On doit à l'écrivain Ludovico Dolce, Vénitien formé à Padoue, une abondante production de traductions du latin, de commentaires (en particulier ceux du Décaméron et du Roland furieux), de poèmes épiques, de comédies (La Fabrizia, 1545 ; Il Ragazzo, 1541) qui, bien que dérivées des modèles de Plaute et de Térence, trahissent l'influence de l'Arétin. Mais le nom de Dolce demeure surtout attaché à deux traités publiés respectivement en 1550 et 1557. Le premier, Observations sur la langue vulgaire (Osservazioni sulla volgar lingua), analyse avec un certain empirisme la structure morphologique, la métrique, l'orthographe de la langue « toscane » dans un esprit qui se rapproche de celui de Bembo et entend combattre les théories de Dante.

Le second, intitulé L'Aretino, est un dialogue consacré à la peinture dont l'intérêt réside — plus encore que dans son parti théorique — dans les idées puristes, classicisantes, voire réactionnaires que son auteur oppose au maniérisme, et particulièrement à la vogue croissante du style de Michel-Ange. Dolce, après avoir brossé un panorama de l'art vénitien conçu selon une courbe de perfection jalonnée par les trois grands noms de Bellini, de Giorgione et de Titien, se refuse, en effet, d'emblée, à sacrifier au culte dédié au maître toscan (« On ne doit pas s'arrêter aux louanges d'un seul homme, les cieux ayant, dans leur libéralité, produit à notre époque des peintres de valeur égale, et en certains domaines supérieure, à celle de Michel-Ange »). Les reproches que Dolce adresse au peintre de la Sixtine, et donc indirectement à son principal apologiste, Vasari, sont de deux ordres : critiquant l'« Invention » du Jugement dernier, le Vénitien ramène le dessin des figures à de vulgaires anatomies en lui opposant la « grâce », la variété de Raphaël ; puis, se situant sur le terrain d'un moraliste de la Contre-Réforme, mais avec beaucoup moins d'habileté que l'Arétin, il accuse le Jugement de corrompre les sens, d'offusquer la « convenance » (decoro). La poétique de Raphaël, dont au reste la grazia est louée par un Vasari au même titre que la terribilità de Michel-Ange, devient ainsi pour Dolce une valeur antinomique supérieure, par rapport à l'ingenium du maître toscan.

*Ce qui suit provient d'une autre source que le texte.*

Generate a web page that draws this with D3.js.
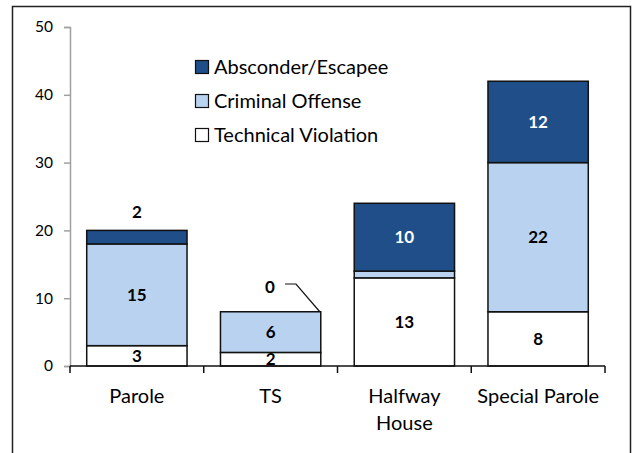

En définitive, comme en témoigne la biographie qui conclut le dialogue, le génie de Titien est placé encore au-dessus de ces deux derniers artistes dans la mesure où il concilie « divinement » dessin et coloris, où il se montre habile à émouvoir et à persuader le spectateur par le jeu des expressions, suivant en cela l'exemple « des bons poètes et des orateurs ». En homme de lettres, Dolce défend systématiquement le thème traditionnel de l'ut pictura poesis, l'idée d'une identité entre peinture, poésie et littérature ; ses intentions encyclopédiques, le peu de pages qu'il réserve aux discussions techniques sont caractéristiques d'une époque où les artistes finissent par se soumettre au jugement des lettrés, devenus en principe (comme Dolce) experts dans les questions d'iconographie et même de technique picturale.